WASHINGTON, Dec. 27, 2006 - It's a little-known fact that about 20 percent of servicemembers donate blood, compared to less than 5 percent of the civilian populace, the director of the U.S. military's blood program said here today.

This year, the Armed Services Blood Program will collect about 160,000 units or pints of blood products, Navy Cmdr. Michael C. Libby said during a Pentagon Channel interview.

"That's 20 percent more than last year, and that's twice as much as we did in 2001," Libby said. That's possible, he said, because of the great generosity of the program's donors.

National Volunteer Blood Donor Month is in January. That is the traditional time, Libby said, when the ASBP salutes its donors for their generosity.

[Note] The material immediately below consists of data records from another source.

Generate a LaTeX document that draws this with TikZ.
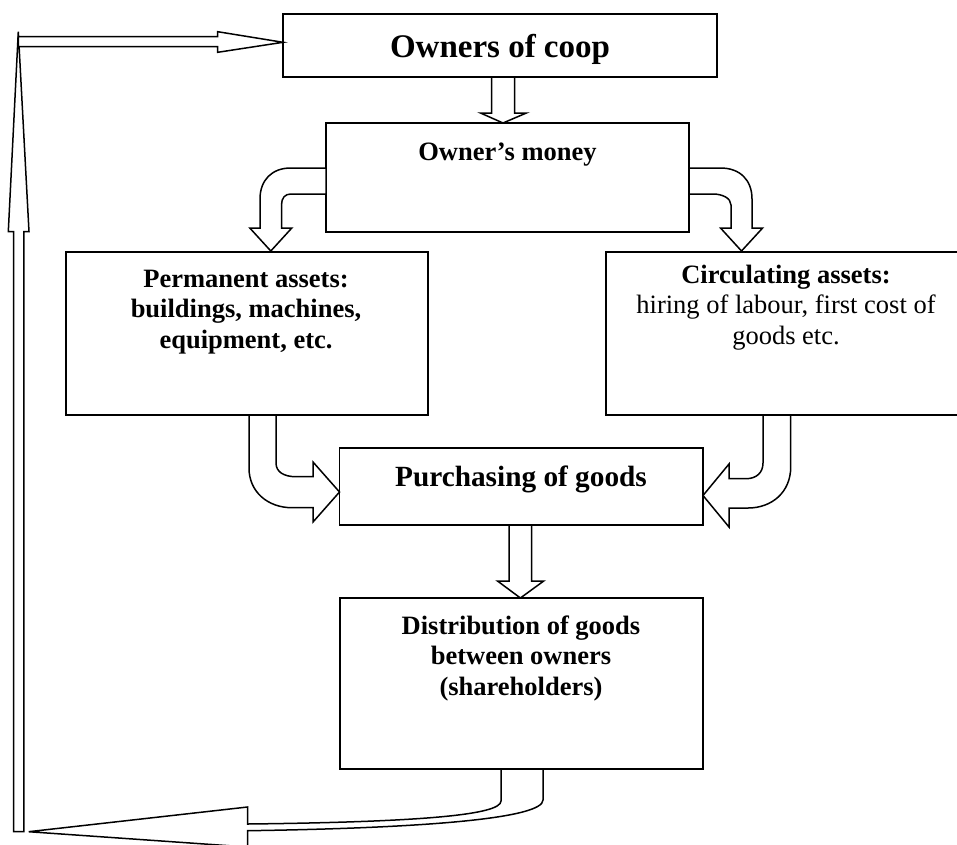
\documentclass[tikz,border=0pt]{standalone}
\usepackage{fontspec}
\setmainfont{Liberation Serif}
\begin{document}
\begin{tikzpicture}[x=1pt,y=-1pt,line width=1.5pt,
  box/.style={draw,rectangle,inner sep=0pt,outer sep=0pt,anchor=north west},
  blockarrow/.style={draw,fill=white,line join=miter},
  txt/.style={inner sep=0pt,anchor=base,font=\fontsize{26.5}{30.5}\selectfont},
  bigtxt/.style={inner sep=0pt,anchor=base,font=\fontsize{29.3}{33}\selectfont\bfseries}]
\path[use as bounding box] (0,0) rectangle (957,844);
\clip (0,0) rectangle (957,844);

% boxes
\node[box,minimum width=434pt,minimum height=63pt] (owners) at (283,14) {};
\node[box,minimum width=363pt,minimum height=109pt] (money) at (326,123) {};
\node[box,minimum width=362pt,minimum height=163pt] (perm) at (66,252) {};
\node[box,minimum width=356pt,minimum height=163pt] (circ) at (606,252) {};
\node[box,minimum width=363.5pt,minimum height=77pt] (purch) at (339.5,448) {};
\node[box,minimum width=363pt,minimum height=171pt] (dist) at (340,598) {};

% texts
\node[bigtxt,font=\fontsize{33}{36}\selectfont\bfseries] (towners) at (500,57) {Owners of coop};
\node[txt,font=\fontsize{26.5}{30.5}\selectfont\bfseries] (tmoney) at (507.5,160) {Owner’s money};
\node[txt] (tperm) at (246,287) {\parbox[t]{340pt}{\centering\bfseries Permanent assets:\\buildings, machines,\\equipment, etc.}};
\node[txt] (tcirc) at (786,283) {\parbox[t]{340pt}{\centering\textbf{Circulating assets:}\\hiring of labour, first cost of\\goods etc.}};
\node[bigtxt] (tpurch) at (521,486) {Purchasing of goods};
\node[txt] (tdist) at (521,634) {\parbox[t]{340pt}{\centering\bfseries Distribution of goods\\between owners\\(shareholders)}};

% owners -> money
\draw[blockarrow] (491.6,77) -- (491.6,113) -- (480.5,113) -- (503,123) -- (526.4,113) -- (514.6,113) -- (514.6,77) -- cycle;

% money -> permanent
\draw[blockarrow] (326,168) -- (290.7,168) .. controls (272,168) and (260,180) .. (260,199) -- (260,228) -- (249.8,228) -- (270.8,251) -- (291.8,228) -- (281.5,228) -- (281.5,205) .. controls (281.5,198) and (285,194) .. (290.7,194) -- (326,194) -- cycle;

% money -> circulating
\draw[blockarrow] (689,168) -- (720.5,168) .. controls (740,168) and (752,180) .. (752,199) -- (752,228) -- (762.6,228) -- (741.5,251) -- (720.5,228) -- (731,228) -- (731,205) .. controls (731,198) and (722,194) .. (713,194) -- (689,194) -- cycle;

% permanent -> purchasing
\draw[blockarrow] (249,415) -- (249,468) .. controls (249,492) and (268,507.7) .. (292,507.7) -- (313,507.7) -- (313,522) -- (339.5,492) -- (313,462) -- (313,476.7) -- (296,476.7) .. controls (284,476.7) and (276,472) .. (276,463) -- (276,415) -- cycle;

% circulating -> purchasing
\draw[blockarrow] (763,415) -- (763,463) .. controls (763,473) and (756,478.7) .. (746,478.7) -- (729,478.7) -- (729,464) -- (703,495.5) -- (729,527) -- (729,508) -- (748,508) .. controls (772,508) and (790.7,492) .. (790.7,467) -- (790.7,415) -- cycle;

% purchasing -> distribution
\draw[blockarrow] (509,525) -- (509,581) -- (497.5,581) -- (520.4,598) -- (543.7,581) -- (531.5,581) -- (531.5,525) -- cycle;

% left vertical return arrow
\draw[blockarrow] (13.5,831.7) -- (13.5,231.7) -- (8.3,231.7) -- (18.3,31.7) -- (29,231.7) -- (23.8,231.7) -- (23.8,831.7) -- cycle;

% top horizontal arrow -> owners
\draw[blockarrow] (18.3,36.7) -- (217.7,36.7) -- (217.7,31.7) -- (283,42.3) -- (217.7,52.3) -- (217.7,46.7) -- (18.3,46.7) -- cycle;

% distribution -> return
\draw[blockarrow] (501,769) -- (501,801) .. controls (501,815) and (420,822) .. (247.5,824) -- (247.5,807) -- (28.6,831.7) -- (247.5,847) -- (247.5,830.7) .. controls (430,828) and (543,818) .. (543,800) -- (543,769) -- cycle;
\end{tikzpicture}
\end{document}
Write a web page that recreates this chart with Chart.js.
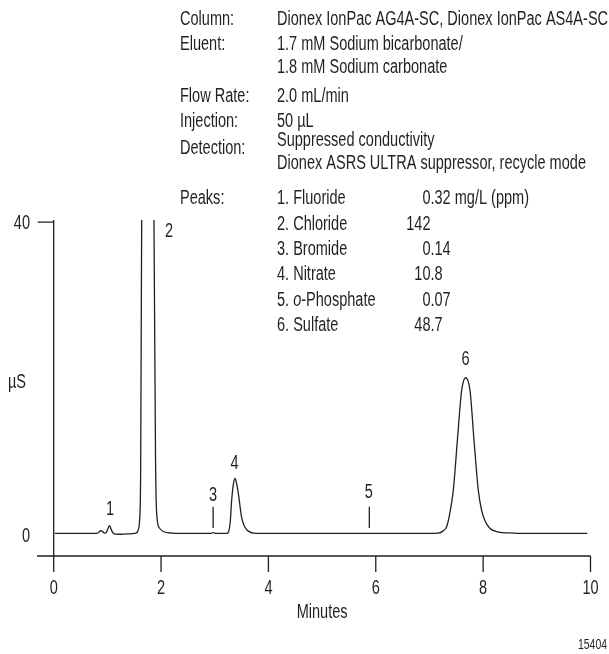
<!DOCTYPE html>
<html lang="en">
<head>
<meta charset="UTF-8">
<title>Anion chromatogram</title>
<style>
  html, body { margin: 0; padding: 0; background: #fff; }
  #wrap { position: relative; width: 609px; height: 654px; }
</style>
</head>
<body>
<div id="wrap"><canvas id="chromChart" width="609" height="654"></canvas></div>

<script src="https://cdn.jsdelivr.net/npm/chart.js"></script>
<script>
  // trace: retention time (min) and conductivity (µS)
  var minutes = [0.02, 0.80, 0.84, 0.87, 0.90, 0.95, 0.98, 1.01, 1.04, 1.07, 1.10, 1.15, 1.25, 1.40, 1.50,
                 1.546, 1.58, 1.60, 1.62, 1.639, 1.68, 1.83, 1.868, 1.90, 1.93, 1.97, 2.04, 2.20, 2.60,
                 2.92, 2.97, 3.02, 3.20, 3.25, 3.29, 3.316, 3.35, 3.378, 3.41, 3.44, 3.50, 3.60, 3.78,
                 4.50, 5.50, 6.50, 7.00, 7.165, 7.25, 7.32, 7.38, 7.444, 7.52, 7.60, 7.675, 7.755, 7.83,
                 7.91, 7.97, 8.03, 8.12, 8.25, 8.56, 9.00, 9.94];
  var microS  = [0.2, 0.2, 0.35, 0.55, 0.5, 0.25, 0.35, 0.8, 1.2, 0.75, 0.3, 0.12, 0.1, 0.15, 0.2,
                 0.3, 0.8, 1.9, 8, 40, 150, 150, 40, 8, 1.9, 0.9, 0.45, 0.25, 0.2,
                 0.2, 0.32, 0.2, 0.2, 0.3, 1.8, 4.5, 6.6, 7.25, 6.5, 5.3, 2.3, 0.65, 0.22,
                 0.2, 0.2, 0.2, 0.2, 0.25, 0.5, 1.06, 2.8, 5.7, 12.1, 18.5, 20.1, 18.5, 12.1,
                 5.7, 3.2, 1.9, 0.9, 0.45, 0.25, 0.2, 0.2];

  var xTicks = [0, 2, 4, 6, 8, 10];
  var yTicks = [0, 40];

  var peakNumbers = ['1', '2', '3', '4', '5', '6'];
  var peakNames = ['Fluoride', 'Chloride', 'Bromide', 'Nitrate', 'o-Phosphate', 'Sulfate'];
  var peakConc = ['0.32 mg/L (ppm)', '142', '0.14', '10.8', '0.07', '48.7'];
  // where each peak number is written (min, µS)
  var peakLabelMin = [1.05, 2.15, 2.97, 3.37, 5.87, 7.67];
  var peakLabelUS = [3.2, 38.8, 5.0, 9.1, 5.4, 22.4];
  // short marker strokes over the tiny peaks 3 and 5
  var markerMin = [2.97, 5.88];
  var markerFrom = 0.9, markerTo = 3.6;

  var conditions = [
    ['Column:', ['Dionex IonPac AG4A-SC, Dionex IonPac AS4A-SC']],
    ['Eluent:', ['1.7 mM Sodium bicarbonate/', '1.8 mM Sodium carbonate']],
    ['Flow Rate:', ['2.0 mL/min']],
    ['Injection:', ['50 µL']],
    ['Detection:', ['Suppressed conductivity', 'Dionex ASRS ULTRA suppressor, recycle mode']]
  ];

  var INK = '#231f20';
  var FAMILY = '"Liberation Sans", Arial, sans-serif';
  var SIZE = 19.5;
  var SQUEEZE = 0.745;   // condensed look
  function font(size, style) { return (style ? style + ' ' : '') + size + 'px ' + FAMILY; }

  // condensed text helper, returns drawn width
  function txt(ctx, s, x, y, align, size, style) {
    ctx.save();
    ctx.font = font(size || SIZE, style);
    ctx.textAlign = align || 'left';
    ctx.textBaseline = 'middle';
    ctx.translate(x, y);
    ctx.scale(SQUEEZE, 1);
    ctx.fillText(s, 0, 0);
    var w = ctx.measureText(s).width * SQUEEZE;
    ctx.restore();
    return w;
  }
  function textWidth(ctx, s) {
    ctx.save();
    ctx.font = font(SIZE);
    var w = ctx.measureText(s).width * SQUEEZE;
    ctx.restore();
    return w;
  }

  var trace = minutes.map(function (m, i) { return { x: m, y: microS[i] }; });
  var datasets = [{
    data: trace,
    borderColor: INK,
    borderWidth: 1.3,
    pointRadius: 0,
    cubicInterpolationMode: 'monotone',
    fill: false
  }];
  markerMin.forEach(function (m) {
    datasets.push({
      data: [{ x: m, y: markerFrom }, { x: m, y: markerTo }],
      borderColor: INK, borderWidth: 1.3, pointRadius: 0, fill: false
    });
  });

  var axesAndNotes = {
    id: 'axesAndNotes',
    afterDatasetsDraw: function (chart) {
      var ctx = chart.ctx, xs = chart.scales.x, ys = chart.scales.y, area = chart.chartArea;
      var x0 = xs.getPixelForValue(0);
      ctx.save();
      ctx.strokeStyle = INK;
      ctx.fillStyle = INK;
      ctx.lineWidth = 1.3;

      // axes lines and tick marks
      ctx.beginPath();
      ctx.moveTo(area.left, area.bottom);
      ctx.lineTo(area.right, area.bottom);
      xTicks.forEach(function (t) {
        var px = xs.getPixelForValue(t);
        ctx.moveTo(px, area.bottom);
        ctx.lineTo(px, area.bottom + 16);
      });
      ctx.moveTo(x0, area.top);
      ctx.lineTo(x0, area.bottom);
      var top = ys.getPixelForValue(40);
      ctx.moveTo(x0 - 16, top);
      ctx.lineTo(x0, top);
      ctx.stroke();

      // tick labels and axis titles
      xTicks.forEach(function (t) {
        txt(ctx, String(t), xs.getPixelForValue(t), area.bottom + 33, 'center');
      });
      txt(ctx, 'Minutes', (x0 + area.right) / 2, area.bottom + 57, 'center');
      txt(ctx, '40', 30, ys.getPixelForValue(40) + 2, 'right');
      txt(ctx, '0', 30, ys.getPixelForValue(0) + 2, 'right');
      txt(ctx, 'µS', 17, ys.getPixelForValue(19.5), 'center');

      // peak numbers
      peakNumbers.forEach(function (n, i) {
        txt(ctx, n, xs.getPixelForValue(peakLabelMin[i]), ys.getPixelForValue(peakLabelUS[i]), 'center');
      });

      // run conditions
      var rowY = [20, 45, 97, 122, 141];
      conditions.forEach(function (row, i) {
        var y = rowY[i];
        var labelY = row[1].length > 1 && i === 4 ? y + 8 : y;
        txt(ctx, row[0], 180, labelY, 'left');
        row[1].forEach(function (line, k) {
          txt(ctx, line, 277, y + k * 23, 'left');
        });
      });

      // peak table, amounts lined up on the decimal point
      txt(ctx, 'Peaks:', 180, 199, 'left');
      var decimalX = 430.5;
      peakNames.forEach(function (name, i) {
        var y = 199 + i * 25.3;
        var lead = (i + 1) + '. ';
        if (name.indexOf('o-') === 0) {
          var w = txt(ctx, lead, 277, y, 'left');
          var w2 = txt(ctx, 'o', 277 + w, y, 'left', SIZE, 'italic');
          txt(ctx, name.slice(1), 277 + w + w2, y, 'left');
        } else {
          txt(ctx, lead + name, 277, y, 'left');
        }
        var c = peakConc[i];
        var cut = c.indexOf('.');
        var whole = cut >= 0 ? c.slice(0, cut) : c;
        txt(ctx, c, decimalX - textWidth(ctx, whole), y, 'left');
      });

      txt(ctx, '15404', 607, 645, 'right', 14);
      ctx.restore();
    }
  };

  new Chart(document.getElementById('chromChart'), {
    type: 'line',
    data: { datasets: datasets },
    options: {
      responsive: false,
      animation: false,
      devicePixelRatio: 1,
      layout: { padding: { left: 37, right: 18.5, top: 220, bottom: 98 } },
      plugins: { legend: { display: false }, tooltip: { enabled: false } },
      scales: {
        x: { type: 'linear', min: -0.311, max: 10, display: false },
        y: { type: 'linear', min: -2.68, max: 40.26, display: false }
      }
    },
    plugins: [axesAndNotes]
  });
</script>
</body>
</html>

"It is because of them that the program is very successful and we can support our warfighters," Libby said.

The ASBP collects blood only from servicemembers, government civilians, retirees and their family members. The U.S. military needs blood every day for critically injured troops, cancer patients, premature infants and other uses, Libby said.

The program manages 18 stateside blood donor centers, he said, and four overseas centers. Donors normally give about a pint of blood at a sitting.

Most people who are eligible to donate provide blood to the program, Libby said. Only a small percentage may be restricted from doing so because of their travel to certain countries or the taking of certain medications.

Specific information on these conditions may be found on the program's Web site, www.militaryblood.dod.mil.

Blood is always needed, Libby said, noting blood products normally must be replenished about 42 days after being collected. Frozen blood, on the other hand, can be stored for years.